Dilansir dari situs Kebudayaan Kemendikbud Ristek, pada awalnya tradisi hela rotan bertujuan untuk menyatukan masyarakat dari 4 petuanan, yaitu Petuanan Latu Sinai dari Negeri Aboru, Petuanan Latuconsina dari Negeri Pelauw, Petuanan Latu Marawakan dari Negeri Oma dan Petuanan Latu Surinai dari Negeri Rohomoni.

Munculnya tradisi ini berawal dari perintah Kapitan Aboru Tua Saia dan Nahumury yang menginginkan semua warga dari 4 Latu ini bersatu. Hingga sekarang tradisi Hela Rotan ini masih rutin diselenggarakan.

Biasanya dilaksanakan memperingati hari-hari besar keagamaaan atau peristiwa-peristiwa tertentu yang bertepatan dengan prosesi adat tertentu di Aboru. Tradisi ini telah dilakukan masyarakat Aboru setiap tahun, dimulai pada akhir tahun Desember. 
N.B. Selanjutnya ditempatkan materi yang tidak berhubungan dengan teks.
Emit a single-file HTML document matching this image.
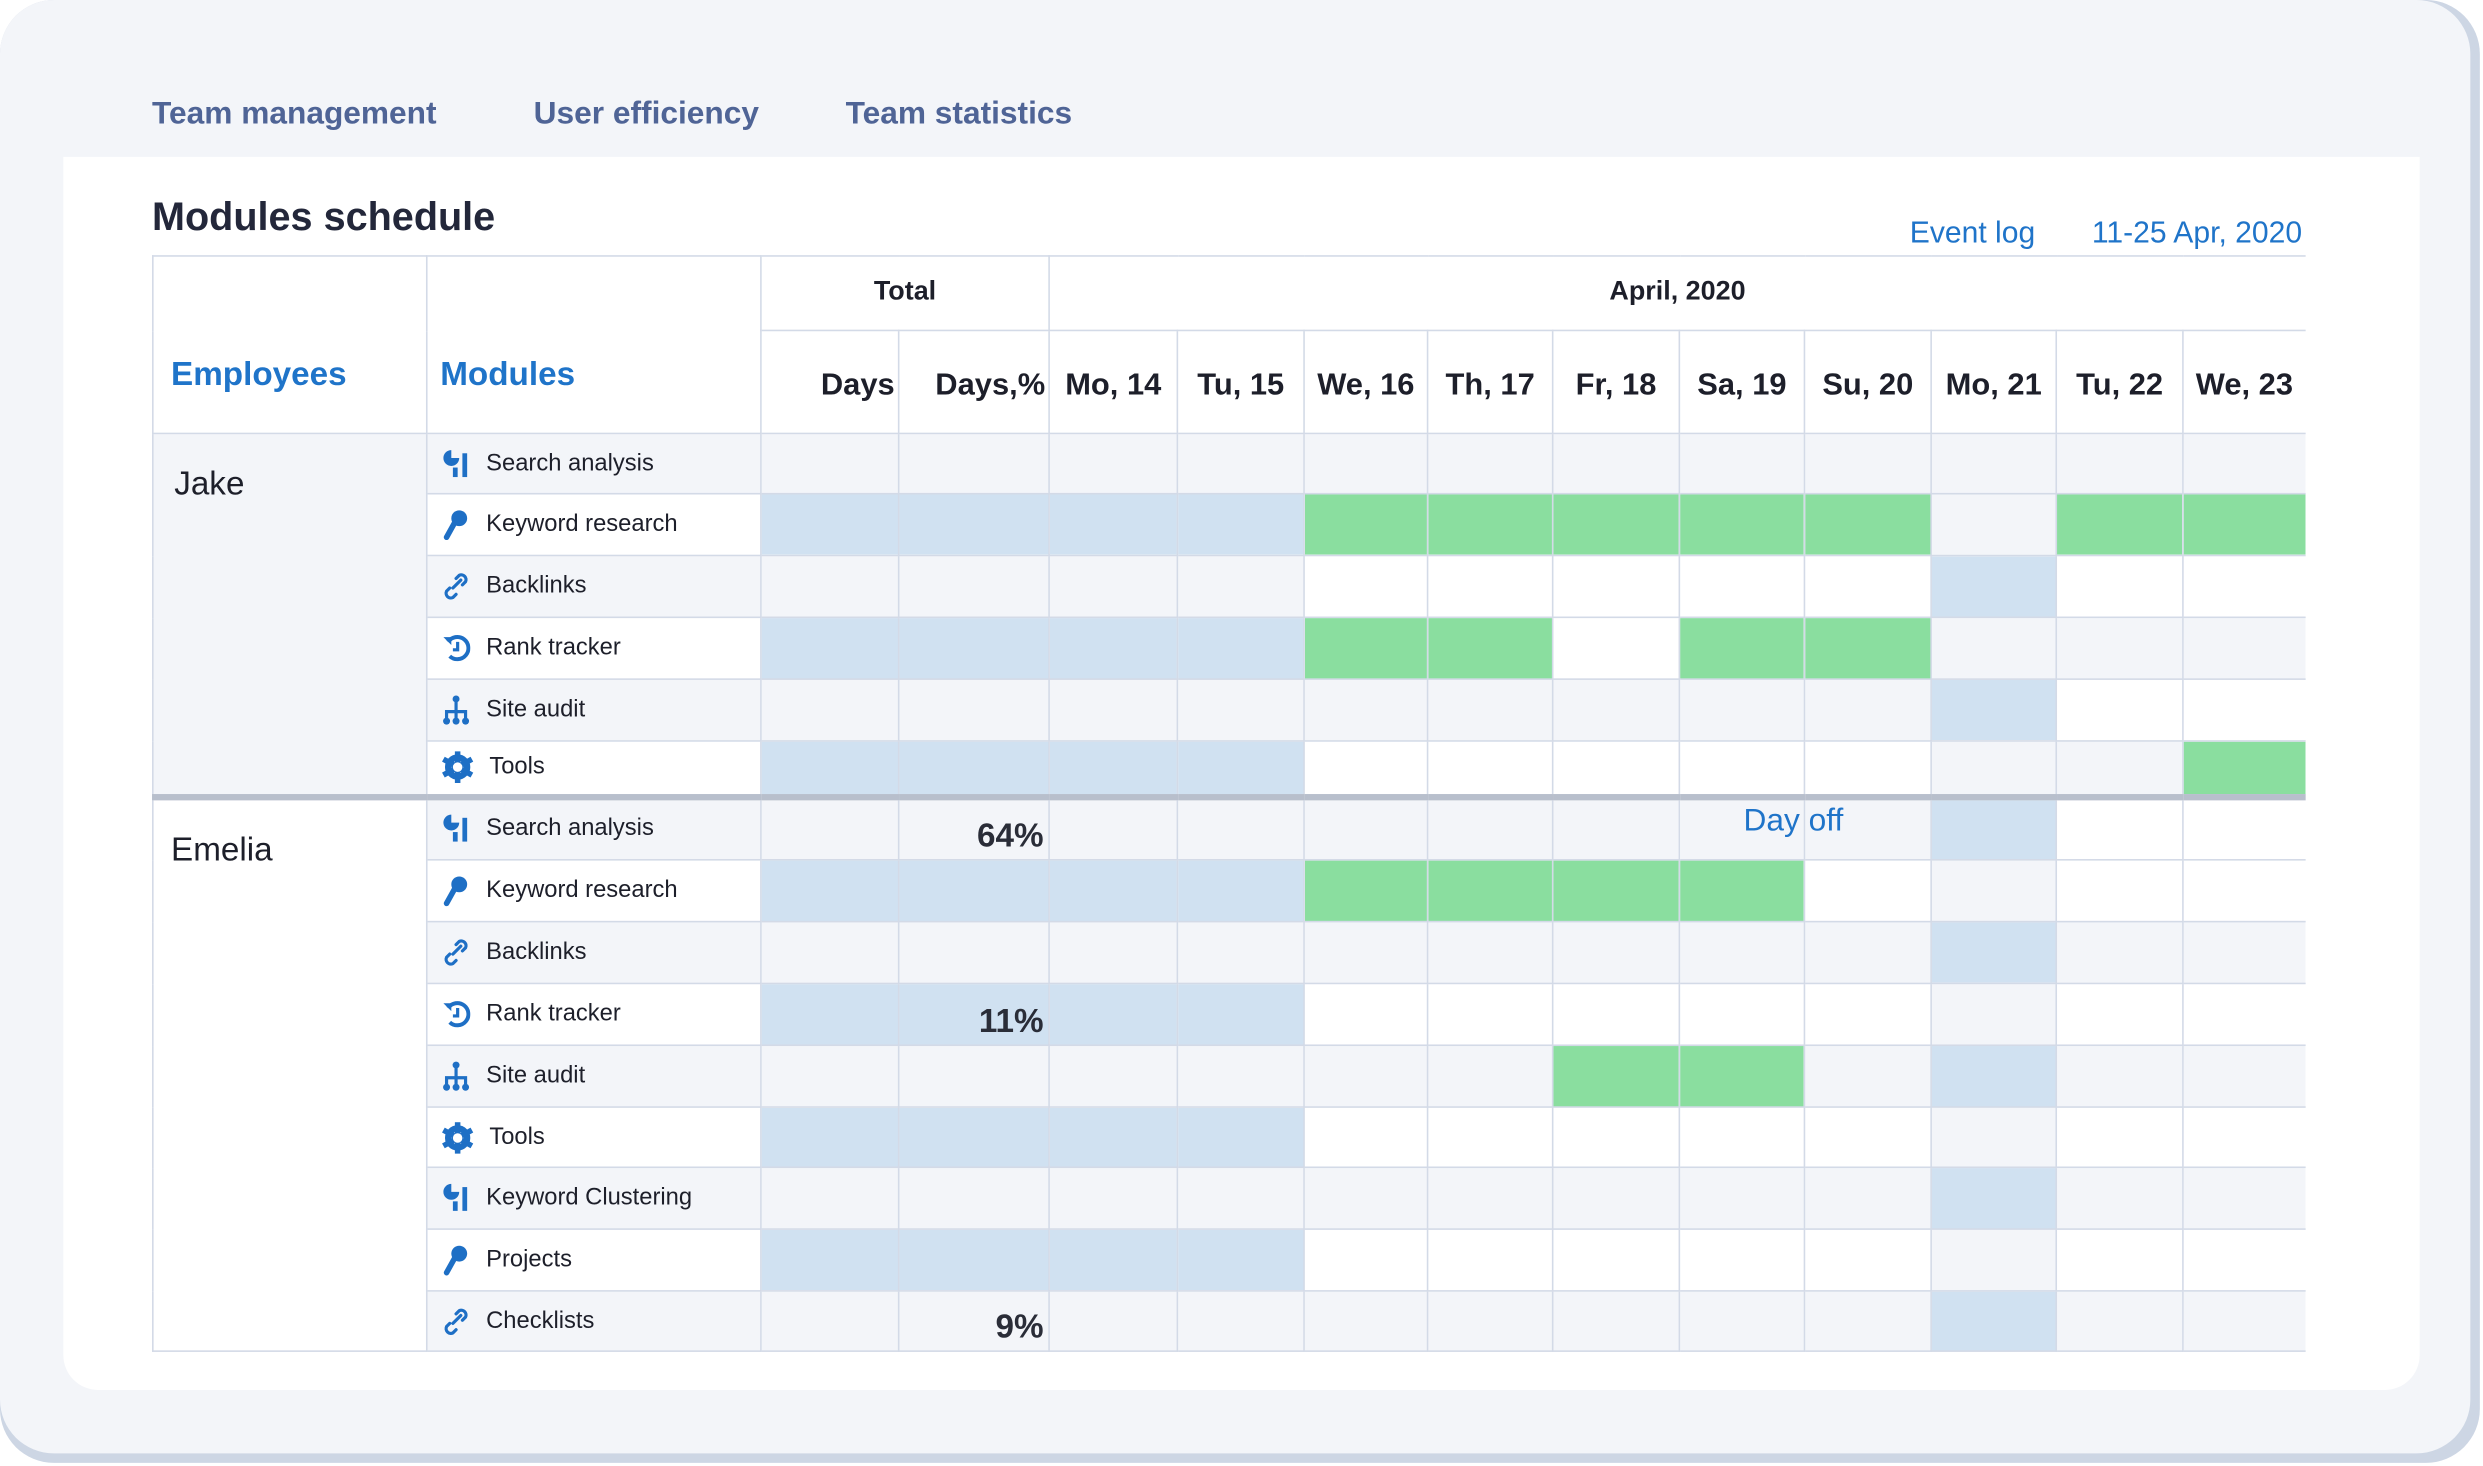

Tradisi hela rotan mulanya terjadi ketika daerah di negeri yang baru terbentuk tidak mampu mendukung kebutuhan warga karena tidak adanya air. Masalah tersebut membuat Kapitan Saia turun tangan untuk mencari negeri baru.

Dalam pencarian daerah baru tersebut, terjadi pro dan kontra. Untuk mencari jalan damai sampai masuk negeri baru, maka dilakukan jengkal atau pengukuran dengan rotan karena di masa itu belum ada alat ukur.

Ketika sampai di negeri baru, kedua kubu mulai melakukan tanding dengan cara menarik rotan (hela rotan). Hal ini dianggap sebagai cara yang adil dalam menyelesaikan dan mendamaikan kekacauan tentang perpindahan negeri oleh pemenangnya.

Dalam melakukan tradisi ini sendiri tidak terdapat aturan yang mengikat. Namun keterlibatan semua warga dalam mempersiapkan alat dan bahan rotan untuk ditarik oleh semua anak cucu, laki-laki perempuan tua dan muda sangat diperlukan.

Untuk mengawali tradisi ini, pemerintah Negeri Aboru yakni raja dan saniri negeri terlebih dulu menentukan tanggal dan waktu pelaksanaan lewat rapat saniri di Baeleu. Setelah rapat dilaksanakan maka masyarakat mulai bergegas memotong rotan yang menjadi bahan atau property utama tradisi.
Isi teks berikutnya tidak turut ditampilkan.